Task goal:
Return, unaltered, every line from the beginning of the material below up to and including the one with "plt.rcParams['font.family'] = ['Liberation".

Data excerpt:

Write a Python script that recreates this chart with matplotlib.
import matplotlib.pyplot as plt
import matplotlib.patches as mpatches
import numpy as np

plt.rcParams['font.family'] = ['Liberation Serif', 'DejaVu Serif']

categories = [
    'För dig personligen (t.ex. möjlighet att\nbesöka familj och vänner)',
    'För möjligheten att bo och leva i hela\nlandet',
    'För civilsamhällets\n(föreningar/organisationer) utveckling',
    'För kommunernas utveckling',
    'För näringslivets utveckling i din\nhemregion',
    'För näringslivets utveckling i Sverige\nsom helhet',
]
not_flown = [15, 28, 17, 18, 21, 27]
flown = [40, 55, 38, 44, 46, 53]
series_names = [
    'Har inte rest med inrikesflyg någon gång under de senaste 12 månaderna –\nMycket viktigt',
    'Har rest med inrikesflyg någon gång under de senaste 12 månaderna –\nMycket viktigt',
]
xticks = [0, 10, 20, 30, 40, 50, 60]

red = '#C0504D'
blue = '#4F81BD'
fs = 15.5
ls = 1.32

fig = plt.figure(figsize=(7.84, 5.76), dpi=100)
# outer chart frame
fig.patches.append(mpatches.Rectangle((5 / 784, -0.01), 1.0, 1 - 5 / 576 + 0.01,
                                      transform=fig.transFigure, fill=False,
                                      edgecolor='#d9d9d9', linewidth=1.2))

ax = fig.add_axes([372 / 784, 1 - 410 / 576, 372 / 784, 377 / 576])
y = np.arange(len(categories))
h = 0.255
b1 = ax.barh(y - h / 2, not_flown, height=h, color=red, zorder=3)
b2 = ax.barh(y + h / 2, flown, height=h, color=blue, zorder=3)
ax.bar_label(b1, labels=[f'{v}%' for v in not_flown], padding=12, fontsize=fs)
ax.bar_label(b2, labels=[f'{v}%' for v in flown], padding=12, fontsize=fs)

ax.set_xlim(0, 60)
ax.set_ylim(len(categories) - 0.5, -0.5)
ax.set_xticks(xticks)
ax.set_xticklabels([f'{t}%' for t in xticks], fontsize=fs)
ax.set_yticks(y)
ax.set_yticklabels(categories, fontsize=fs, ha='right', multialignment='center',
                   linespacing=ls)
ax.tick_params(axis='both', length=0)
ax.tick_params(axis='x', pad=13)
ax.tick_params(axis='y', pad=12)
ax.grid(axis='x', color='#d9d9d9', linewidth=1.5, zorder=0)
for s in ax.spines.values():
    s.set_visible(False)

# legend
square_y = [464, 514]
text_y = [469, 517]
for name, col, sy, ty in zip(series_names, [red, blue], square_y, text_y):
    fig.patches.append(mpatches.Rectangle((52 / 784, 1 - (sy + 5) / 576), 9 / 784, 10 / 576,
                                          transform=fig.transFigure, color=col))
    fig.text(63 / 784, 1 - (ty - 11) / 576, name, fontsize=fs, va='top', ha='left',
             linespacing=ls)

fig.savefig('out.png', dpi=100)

Problem solution:
Write a Python script that recreates this chart with matplotlib.
import matplotlib.pyplot as plt
import matplotlib.patches as mpatches
import numpy as np

plt.rcParams['font.family'] = ['Liberation Serif', 'DejaVu Serif']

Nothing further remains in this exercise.